Director Georden West on Lady Bunny-Starring ‘Playland,’ an Homage to Boston’s Queer Scene (EXCLUSIVE)
Having its world premiere at the Intl. Film Festival Rotterdam, Georden West’s directorial debut “Playland” is an interdisciplinary film about the titular establishment, Boston’s oldest gay bar. “I was volunteering at an MIT event, like an archive hackathon, and I learned about People Before Highways, which was a grassroots movement against urban renewal and the construction of a highway through the middle of Boston, and they were successful,” says West of how they first came across the bones for the film. “I think it is a story of what happens when government intervention is very successful in a fringe subculture in erasing it. So I became quite impassioned, and that’s what led me initially to the archive to dig at the history project.”
Commenting on the ensemble-based format of the film, West says they were “interested in something that was polyphonic. Following a single protagonist through an overarching conflict didn’t really apply to this reality. I thought a lot about Emily Dickinson saying, ‘tell all the truth but tell it slant,’ thinking about what’s real or what’s not real in regards to who gets preserved and who doesn’t.”
The film’s eclectic cast includes Danielle Cooper (“Pose”), and iconic drag queen Lady Bunny. “I think we had the opportunity to cast a pretty wide net because we weren’t looking for actors. We were looking for queer talent. It was a very interdisciplinary casting approach. Miranda is a dancer, and Jose is really involved in the ballroom scene. And Bunny, of course, is a very prominent figure in regard to moving image history and contemporary art.”
“What’s really wild is I didn’t really think about it,” said West when asked if they thought of how Lady Bunny would draw attention to their film. “I was just really excited to work with this icon. And, you know, she shared with me that she grew up in the theater performing. So that was the most exciting part for me, getting to work with a seasoned performer and be up to the challenge and really having to adapt and push myself to keep up with Bunny. That was something that really excited me as a director. I am, of course, also super excited about people who otherwise wouldn’t go see a film like this.”

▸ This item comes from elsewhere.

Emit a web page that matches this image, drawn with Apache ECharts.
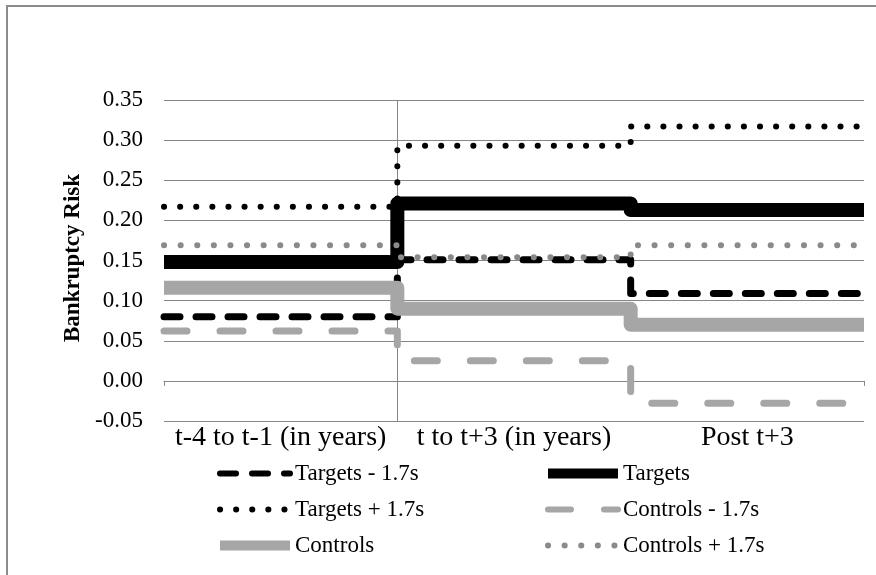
<!DOCTYPE html>
<html>
<head>
<meta charset="utf-8">
<title>Bankruptcy Risk</title>
<script src="https://cdn.jsdelivr.net/npm/echarts@6/dist/echarts.min.js"></script>
<style>
  html, body { margin: 0; padding: 0; background: #fff; }
  #chart { width: 876px; height: 575px; }
</style>
</head>
<body>
<div id="chart"></div>
<script>
// periods on the x axis
const periods = ['t-4 to t-1 (in years)', 't to t+3 (in years)', 'Post t+3'];

// y axis ticks
const yMin = -0.05;
const yMax = 0.35;
const yStep = 0.05;

// one value per period
const targetsLow = [0.080, 0.151, 0.109];
const targets = [0.148, 0.221, 0.213];
const targetsHigh = [0.217, 0.293, 0.317];
const controlsLow = [0.062, 0.025, -0.028];
const controls = [0.116, 0.090, 0.070];
const controlsHigh = [0.169, 0.154, 0.169];

const serif = '"Liberation Serif", "Times New Roman", serif';
const gridGrey = '#868686';

// flat value over each period, stepping at the period boundary
function stepData(vals) {
    const pts = vals.map((v, i) => [i, v]);
    pts.push([vals.length, vals[vals.length - 1]]);
    return pts;
}

function stepLine(name, vals, color, width, dash) {
    return {
        name: name,
        type: 'line',
        xAxisIndex: 1,
        step: 'end',
        symbol: 'none',
        silent: true,
        data: stepData(vals),
        itemStyle: {color: color},
        lineStyle: {color: color, width: width, type: dash || 'solid', cap: dash ? 'round' : 'butt', join: 'round'}
    };
}

const legendText = {fontFamily: serif, fontSize: 23, color: '#000'};
const legendBase = {
    orient: 'vertical',
    top: 462,
    padding: 0,
    itemWidth: 70,
    itemHeight: 14,
    itemGap: 13,
    selectedMode: false,
    textStyle: legendText,
    itemStyle: {opacity: 0},
    lineStyle: {width: 'inherit'}
};

const myChart = echarts.init(document.getElementById('chart'));
myChart.setOption({
    animation: false,
    backgroundColor: '#fff',
    graphic: [{
        type: 'rect',
        silent: true,
        shape: {x: 7, y: 6, width: 900, height: 600},
        style: {fill: 'none', stroke: '#8c8c8c', lineWidth: 2}
    }],
    grid: {left: 164, right: 12, top: 100, bottom: 154, containLabel: false, outerBoundsMode: 'none'},
    legend: [Object.assign({}, legendBase, {
        left: 215,
        data: [
            {name: 'Targets - 1.7s', lineStyle: {width: 6}},
            {name: 'Targets + 1.7s', lineStyle: {width: 6}},
            {name: 'Controls', lineStyle: {width: 10}}
        ]
    }), Object.assign({}, legendBase, {
        left: 543,
        data: [
            {name: 'Targets', lineStyle: {width: 10}},
            {name: 'Controls - 1.7s', lineStyle: {width: 6}},
            {name: 'Controls + 1.7s', lineStyle: {width: 6}}
        ]
    })],
    xAxis: [{
        type: 'category',
        data: periods,
        boundaryGap: true,
        axisLine: {show: false, onZero: false},
        axisTick: {show: false},
        splitLine: {show: false},
        axisLabel: {interval: 0, margin: 3, fontFamily: serif, fontSize: 28, color: '#000'}
    }, {
        type: 'value',
        min: 0,
        max: periods.length,
        interval: 1,
        position: 'bottom',
        axisLine: {show: true, onZero: true, lineStyle: {color: gridGrey, width: 1}},
        axisTick: {show: true, length: 5, lineStyle: {color: gridGrey}},
        axisLabel: {show: false},
        splitLine: {
            show: true,
            lineStyle: {color: ['rgba(0,0,0,0)', gridGrey, 'rgba(0,0,0,0)', 'rgba(0,0,0,0)'], width: 1}
        }
    }],
    yAxis: {
        type: 'value',
        min: yMin,
        max: yMax,
        interval: yStep,
        name: 'Bankruptcy Risk',
        nameLocation: 'middle',
        nameGap: 75,
        nameRotate: 90,
        nameTextStyle: {fontFamily: serif, fontWeight: 'bold', fontSize: 23, color: '#000', padding: [0, 0, 0, 5]},
        axisLine: {show: false},
        axisTick: {show: false},
        axisLabel: {
            margin: 21,
            fontFamily: serif,
            fontSize: 23,
            color: '#000',
            formatter: function (v) { return v.toFixed(2); }
        },
        splitLine: {show: true, lineStyle: {color: gridGrey, width: 1}}
    },
    series: [
        stepLine('Targets - 1.7s', targetsLow, '#000000', 7, [16, 16]),
        stepLine('Targets', targets, '#000000', 14),
        stepLine('Targets + 1.7s', targetsHigh, '#000000', 6, [0.1, 16]),
        stepLine('Controls - 1.7s', controlsLow, '#a6a6a6', 7, [23, 33]),
        stepLine('Controls', controls, '#a6a6a6', 14),
        stepLine('Controls + 1.7s', controlsHigh, '#8a8a8a', 6, [0.1, 16.5])
    ]
});
</script>
</body>
</html>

Mixing music, dance, archival footage, opera and more, “Playland” is a sensorial experience that greatly benefits from its inventive work of costume and production design. Edwin Mohney, a costume designer who has worked with the likes of Beyoncé and Mary J. Blige, was the first name West attached to the project. “By looking at the work of Derek Jarman, loving Sally Potter and being enamoured with Peter Greenaway, [I know that] costume says so much. Also, the sartorial elements of what queer culture contains were really vital for the film, and kind of capturing that sort of subculture through garments was something that was very important to me. What Edwin does really, really well, is building things that stand the test of time and are still culturally relevant.”
Despite struggling with a tight production schedule (the film was shot in a swift eight days), and a long-gestating editing process (it was edited in a less swift eight months), West says the biggest hurdle they faced with “Playland” was “wanting to do right by people who aren’t here anymore. And people who can still remember a time that has been erased, especially as they enter their twilight years.”
It is clear how much weight West places on faithfully capturing a community that has often been marginalized. Queerness is at the center of the director’s possible next project, too — the filmmaker and “Playland” producer Russell Sheaffer have already optioned the rights to Sassafras Lowrey’s “Lost Boi,” labeled as a “queer punk reimagining of the classic Peter Pan story.” Another possible project on the horizon is a film loosely based on the history of Trinidad, Colorado, a city described by West as “the sex change capital of the world up through the end of the 20th century.” Still, despite broadening their cinematic horizons, the director’s curiosity for the capital of Massachusetts remains well alive: “I don’t think I’m done with Boston yet. There’s a lot there.”